Sullivan argues that Obama, more than just reminiscent in some ways of President John F. Kennedy and his brother, Robert F. Kennedy, is really emerging as "a liberal Reagan who can reunite America."
The unorthodox Sullivan, always a provocative commentator, writes, notably:
"What has long been remarkable to me is how this liberal politician (Obama) fails to alienate conservatives. In fact, many like him a great deal. His calm and reasoned demeanor, his crisp style, his refusal to engage in racial identity politics: these appeal to disaffected Republicans. He is particularly attractive to those on the American right who feel betrayed by the Bush Administration's version of conservatism, just as many Democrats felt betrayed by Jimmy Carter's liberalism...
"Reagan won a national victory on the strength of 'Reagan Democrats.' Obama could win with 'Obama Republicans.' That's remarkable in itself. When you realize he's also a liberal urban black man whose middle name is Hussein, it's gob-smacking.
"Put together these disaffected Republicans together with a spectrum of minorities and a black vote potentially greater than at any time in history, and you begin to see what Obama offers his own party."
Sullivan obviously doesn't harbor my fears about trouble for Obama in the Latino and Asian communities. In any event, in using terms like "gob-smacking," whatever that means, he is enhancing the English language, and no one could object to that.
Finally, Jim Newton, editorial pages editor of the L.A. Times, has this morning weighed in with an editorial (at long last) on the Iowa Caucus results and present perspectives, and he makes some sound judgments, particularly about New Hampshire settling the fate of the ill-conceived Romney candidacy should the great flip flopper lose the Republican primary to McCain on Tuesday. This editorial was almost worth the wait and I can tell Newton wrote it personally, because there is a reference to New Hampshire "hill winds," and that comes from the alma mater of Dartmouth College, where both of us went to school.

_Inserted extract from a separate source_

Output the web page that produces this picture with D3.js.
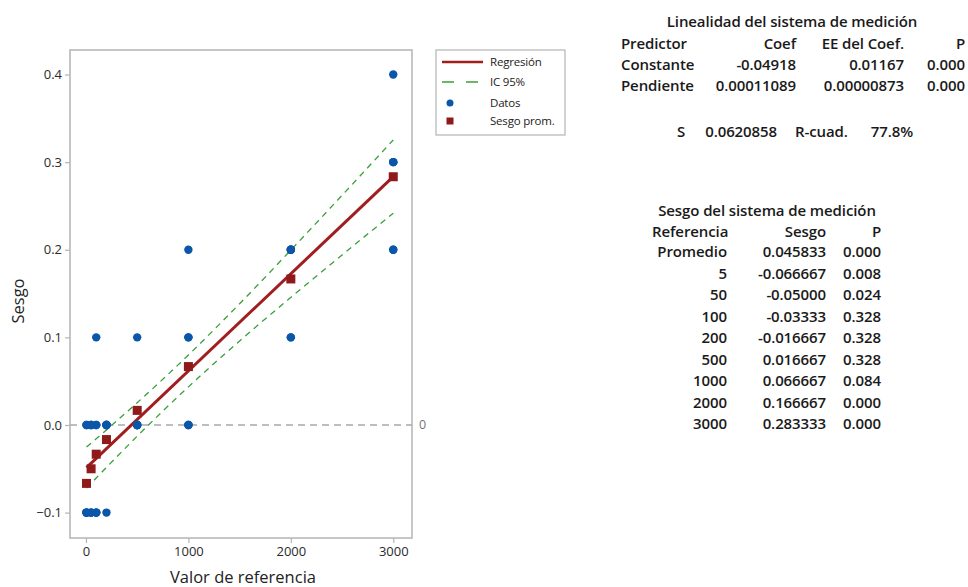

I had foolishly suggested in a part of my blog yesterday, which I later expunged, that Newton and his co-workers on the Times editorial page might be lazy because the New York Times and Washington Post had produced immediate editorials on the Iowa outcome, while they had not. In light of the fact that Newton not only wrote this editorial, but also authored a very persuasive piece arguing that term limits are good for the inept Los Angeles County Board of Supervisors in today's Opinion section, I now think I was crazy to ever suggest he was lazy.
Labels: Presidential campaigning
4 Comments:
I'm paying attention to this Jim Demers story. From web-searching, I see that he's a lobbyist and I can see that he's a supporter of Senator Obama (has written letters to newspapers on his behalf), but I haven't seen him identified as a co-chair in NH anywhere other than by Hillary. Has anyone confirmed that he is in fact a co-chair?
In 1992, Bill Clinton won neither the Iowa caucuses nor the New Hampshire Primary. He was under a dark cloud with allegations of numerous extramarital affairs. He still was the Democratic Party's nominee and he won the general election, defeating George H. R. Bush, who was considered unbeatable after Gulf War 1, and the collapse of the Soviet Union.
Where is it written (other that in the overexcited imaginations of media journalists) that the Iowa caucuses and New Hampshire Primary decide who the next president will be?
Whatever else Hillary is, she isn't a quitter. Someone will have to drive a wooden stake through her. Only then will she burst into flames and disappear.
i am glad i have found this site.
i am a canadian and this is rather new but immensely interesting. would you mind answering some basic questions?
1) why are the opinions of voters in iowa, nh, sc, nevada so important? are they meant to influence voters who have different demographics in different states or just to indicate the tide?
2) given that the democratic convention is in august, why are january results so important?